While Powerstein doesn’t explicitly state this principle, the core inquiry seems to be whether, based on all facts and circumstances, it was clear that the Powersteins were still disputing a portion of the deficiency the Service was seeking to assess or collect. That squares with the text of section 6213(a), which deprives the Court of jurisdiction otherwise. In other words, it doesn’t necessarily matter when the returns were filed, but that timing can be relevant to the inquiry.

So, I suspect that a return filed even during a Tax Court proceeding itself could still allow the Service, under Judge Panuthos’ logic in Powerstein and Webert, to assess and collect that debt where there’s no other indication that the taxpayer still dispute that portion of the liability.
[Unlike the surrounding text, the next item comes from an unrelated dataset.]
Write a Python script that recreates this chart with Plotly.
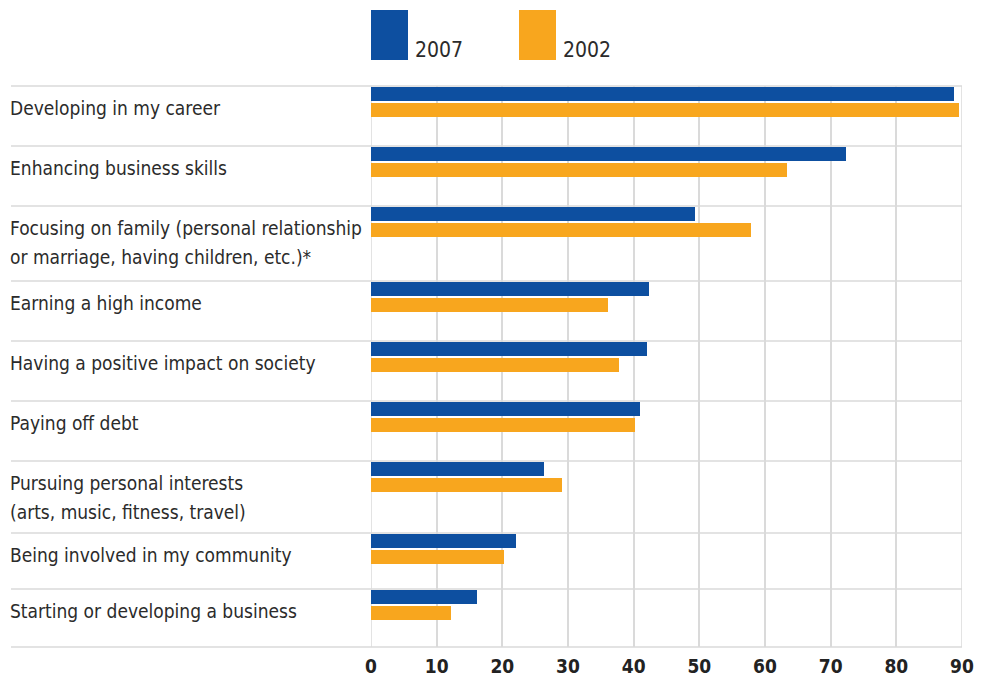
import plotly.graph_objects as go

# ---- data ----
categories = [
    "Developing in my career",
    "Enhancing business skills",
    "Focusing on family (personal relationship<br>or marriage, having children, etc.)*",
    "Earning a high income",
    "Having a positive impact on society",
    "Paying off debt",
    "Pursuing personal interests<br>(arts, music, fitness, travel)",
    "Being involved in my community",
    "Starting or developing a business",
]
values_2007 = [88.8, 72.4, 49.4, 42.3, 42.0, 40.9, 26.3, 22.1, 16.1]
values_2002 = [89.5, 63.3, 57.8, 36.1, 37.7, 40.2, 29.1, 20.2, 12.2]
series_names = ["2007", "2002"]
x_ticks = [0, 10, 20, 30, 40, 50, 60, 70, 80, 90]

# ---- layout constants (pixel-based) ----
W, H = 982, 678
PL, PR, PT, PB = 371, 962, 86, 647          # plot area in pixels
row_bounds = [86, 146, 206, 281, 341, 401, 461, 533, 589, 647]
BLUE = "#0D4FA0"
ORANGE = "#F8A61E"
GRID = "#DADADA"
TEXT = "#2B2B2B"
FONT = "DejaVu Sans Condensed, DejaVu Sans, sans-serif"


def px_x(px):
    return (px - PL) / (PR - PL)


def px_y(py):
    return (PB - py) / (PB - PT)


row_tops = row_bounds[:-1]
y_2007 = [t + 8 for t in row_tops]
y_2002 = [t + 24 for t in row_tops]

fig = go.Figure()
fig.add_trace(go.Bar(orientation="h", x=values_2007, y=y_2007, width=14,
                     marker=dict(color=BLUE, line=dict(width=0)),
                     name=series_names[0], hoverinfo="x+name"))
fig.add_trace(go.Bar(orientation="h", x=values_2002, y=y_2002, width=14,
                     marker=dict(color=ORANGE, line=dict(width=0)),
                     name=series_names[1], hoverinfo="x+name"))

shapes = []
# horizontal row separators
for yb in row_bounds:
    shapes.append(dict(type="line", xref="paper", yref="paper",
                       x0=px_x(11), x1=1, y0=px_y(yb), y1=px_y(yb),
                       line=dict(color=GRID, width=1.5), layer="below"))
# left/right frame lines of plot area
for xv in (x_ticks[0], x_ticks[-1]):
    shapes.append(dict(type="line", xref="x", yref="paper",
                       x0=xv, x1=xv, y0=0, y1=1,
                       line=dict(color=GRID, width=1.5), layer="below"))
# legend swatches
legend_x = [371, 519]
for lx, col in zip(legend_x, [BLUE, ORANGE]):
    shapes.append(dict(type="rect", xref="paper", yref="paper",
                       x0=px_x(lx), x1=px_x(lx + 37), y0=px_y(60), y1=px_y(10),
                       fillcolor=col, line=dict(width=0)))

annotations = []
for lx, name in zip(legend_x, series_names):
    annotations.append(dict(xref="paper", yref="paper", x=px_x(lx + 42), y=px_y(50),
                            xanchor="left", yanchor="middle", showarrow=False,
                            text=name, font=dict(family=FONT, size=21, color=TEXT)))

# category labels, one annotation per text line (29 px line spacing)
for cat, top in zip(categories, row_tops):
    for i, line in enumerate(cat.split("<br>")):
        annotations.append(dict(xref="paper", yref="y", x=px_x(8), y=top + 22 + 29 * i,
                                xanchor="left", yanchor="middle", align="left",
                                showarrow=False, text=line,
                                font=dict(family=FONT, size=19, color=TEXT)))

fig.update_layout(
    template="none",
    width=W, height=H,
    margin=dict(l=PL, r=W - PR, t=PT, b=H - PB, pad=0, autoexpand=False),
    paper_bgcolor="white", plot_bgcolor="white",
    showlegend=False, barmode="overlay", bargap=0,
    shapes=shapes, annotations=annotations,
    xaxis=dict(range=[x_ticks[0], x_ticks[-1]], tickvals=x_ticks, automargin=False,
               showgrid=True, gridcolor=GRID, gridwidth=1.5,
               zeroline=False, showline=False, ticks="",
               tickfont=dict(family=FONT, size=19, color="#222222", weight="bold"),
               ticklabelstandoff=6, fixedrange=True),
    yaxis=dict(range=[PB, PT], automargin=False, showgrid=False, zeroline=False,
               showline=False, showticklabels=False, ticks="", fixedrange=True),
    font=dict(family=FONT, color=TEXT),
)

fig.write_html("out.html", config={"displayModeBar": False},
               post_script="document.body.style.margin='0';document.body.style.overflow='hidden';")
Conversely, any tax reported on a return filed before the Service issues a Notice of Deficiency would be summarily assessed and collectible.

The Weberts fall into a grayer area, given that the Service determined a deficiency, but they had not yet filed a Tax Court petition. Ultimately, however, they did not show either through the returns themselves, their petition, or through the many rounds of previous orders and responses any intent to challenge that portion of the purported deficiency. That being so, the assessment was properly made under section 6201(a) and the Tax Court lacks jurisdiction to enjoin collection under section 6213(a).

A Cautionary Tale of Stipulations, Admissions, and Delay

Docket No. 17507-14, Trilogy, Inc. & Subsidiaries v. C.I.R. (Order Here)

To conclude, a foray into relief from stipulations by Judge Gustafson. Before getting to this order—which grants Respondent’s motion to strike under Rule 91(e)—some context is necessary.

At issue is whether Petitioner can deduct legal fees for 2009 through 2011. An apparently key analysis underlying this claim is why Trilogy sought to increase its stock ownership percentage in another company, Selectica. The Supreme Court of Delaware affirmed a ruling that concluded Trilogy did so to “intentionally impair corporate assets, or else coerce Selectica into meeting certain business demands under the threat of such impairment,” rather than to conduct a hostile takeover. Versata Enterprises, Inc. v. Selectica, Inc., 5 A.3d 586 (Del. 2010).

In the Tax Court, Trilogy filed requests for admissions in November 2017 that asked Respondent to admit matters that were contrary to that 2010 holding. Nevertheless, Respondent admitted them in January 2018. The Court previously relieved Respondent of those admissions in an order on April 12.

In the meantime, Respondent and Petitioner signed a stipulation of facts on March 19, 2018, and filed it on March 26. This stipulation also contained the offending provisions and so Respondent filed its motion to strike under Rule 91(e)—on April 20, 2018. Anyone see a problem yet?

Judge Gustafson granted Respondent’s present motion, as under the standards for evaluating such a motion, Trilogy could not show unfair prejudice, given it knew about Respondent’s dispute as to this issue when the motion to withdraw the admissions was filed on March 20—and indeed, of the larger factual controversy since 2010.

Judge Gustafson, however, is not indulging IRS counsel’s delay and unnecessary motion practice. Looking at the dates above, IRS counsel clearly knew about this factual dispute when the motion to withdraw the admission was filed on March 20—and likely for some time before. Yet counsel signed the stipulation containing similar language one day prior (and filed it a few days after that). Worse still, counsel took a whole month to file a motion to correct the stipulations.

I certainly respect that both petitioner’s and respondent’s counsel bear significant time pressures in Tax Court litigation. In this case, however, the Court itself had to expend additional time and resources on this motion, which if the issue had been caught before the stipulations were filed, could have been avoided. Not wanting to deal with this again in this litigation, Judge Gustafson concludes: “we do not condone the Commissioner’s inefficient handling of this issue. Absent truly extraordinary circumstances, we do not expect to allow the Commissioner to make any further correction of his admissions or stipulations in this case.” Consider yourself warned.

 

Comments

  1. Norman Diamond says:

    “Two days later, the Service received tax returns for all of these years and filed them.”

    That answers some of my recent questions. Proof of timely mailing is proof of timely mailing, not proof of timely filing. The person who mails a return doesn’t file it. The IRS files it if the IRS decides to file it, and the IRS doesn’t file it if the IRS decides not to file it.

    This is consistent with information returns such as 1099 and 1042-S. The payer mails the form but the IRS files it if the IRS wishes, or the IRS files something else if an embezzler gets their hands on it.

    This also works for unfiling. When the IRS unfiles a return months after filing it, the mailer doesn’t unmail it but the IRS unfiles it.

    This also works for electronic filing, as we’ve seen. A submitter timely submits a reutrn but the IRS decides whether to file it. But this also means that failed electronic submitters shouldn’t get penalized for failing to file; the IRS should penalize itself for failing to file.

    ===

    “Worse still, counsel took a whole month to file a motion to correct the stipulations.”

    A month doesn’t seem very long to notice and correct an error. Courts take more than a month to notice their own errors and decide whether to make corrections or lie about them. Even though I don’t like the IRS, I don’t think it’s reasonable to complain that noticing and correcting took a month.

    A case reported in this morning’s newspaper is unrelated to tax, but US Supreme Court took 74 years to correct its own error. Justice delayed is justice denied, better late than never, both true.